Links from the Weekly Standard and National Review aren't going to convince me that it was all worth it. (Though I am ecstatic that we saved the Marsh Arabs...).

Let's adopt a wait and see attitude. History will be the judge. In the meantime, Bush needs to come clean in order to regain the support of a majority of the American people. Like it or not.
 
Didn't Bush address this very recently? I admit I can't remember the details.

I wouldn't be so quick to discount something from WS or NR - if it's true, it's true. These are not opinion pieces.

I have to say, and this is nothing Personal, o one who wanders, but the "lied us into war" bit is a little tiresome. If you followed the long, long, long, runup to the war, you'd know there were many varied reasons for the war. Of course, you might have needed to read the Weekly Standard or National Review to get the whole story.

Seems to me no one necessarily cares that we didn't fight the civil war or world war 2 to free the slaves or rescue the Jews, respectively. But I, for one, am pretty damn glad we did.
 
No personal offense taken. I've known you for too long! (I always thought you were more liberal in college...)

I know very very well that there was a "long, long, long, runup to the war," and that there "were many varied reasons for the war."

Unfortunately, that's not what we, the American people, were told.

What conservatives are doing now is called historical revisionism. Bush et al. made several statements as to why we went to war in Iraq and presented them to the American people. Many of them didn't turn out to be true. To now say well the threat of WMDs, etc. really wasn't the real reason we went to war and the fact that they weren't there doesn't matter too much because there are other good reasons I can think of now is to revise history.

I don't know if Bush lied or not and I'm sorry if its tiresome for you to hear that maybe he did. I do know that the reasons he actually gave us for going to war turned out not to be true. There was indeed a long run-up to the war - as we now know Bush intended to go to war before 9-11 ever happened.

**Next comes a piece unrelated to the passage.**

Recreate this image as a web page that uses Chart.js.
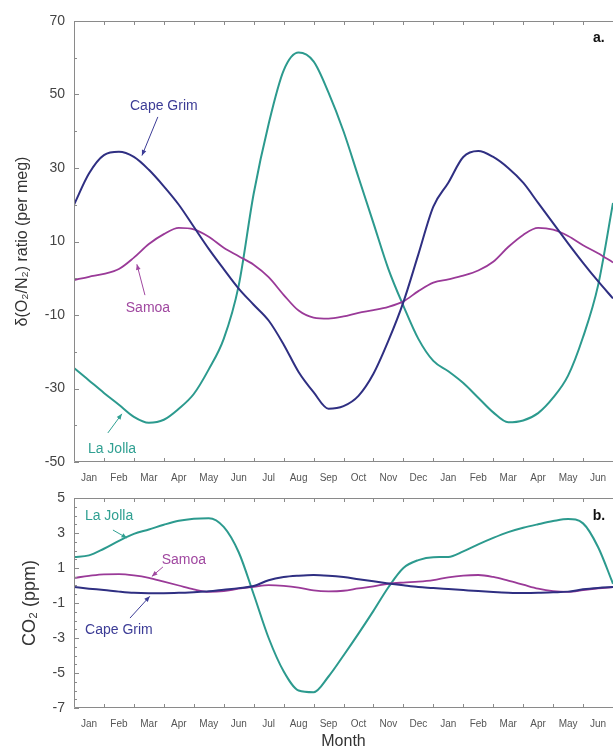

Again, as someone who initially supported the war, I can't help but feel deceived and disappointed when I was told we were doing something for some reasons that sounded pretty good, and then it turns out that we were going to war anyway and that those reasons actually weren't true.

Sure I'm glad the Civil War freed the slaves and the end of WWII saved whatever Jews were left in Europe. We have the benefit of 20/20 hindsight for those conflicts. We don't have that for Iraq.

Its much more tiresome to me that thousands and thousands of people have died and the American people had the wool pulled over their eyes in order to justify it. I just find it hard to believe that our leadership had the wool pulled over their eyes as well. It scares me if they did.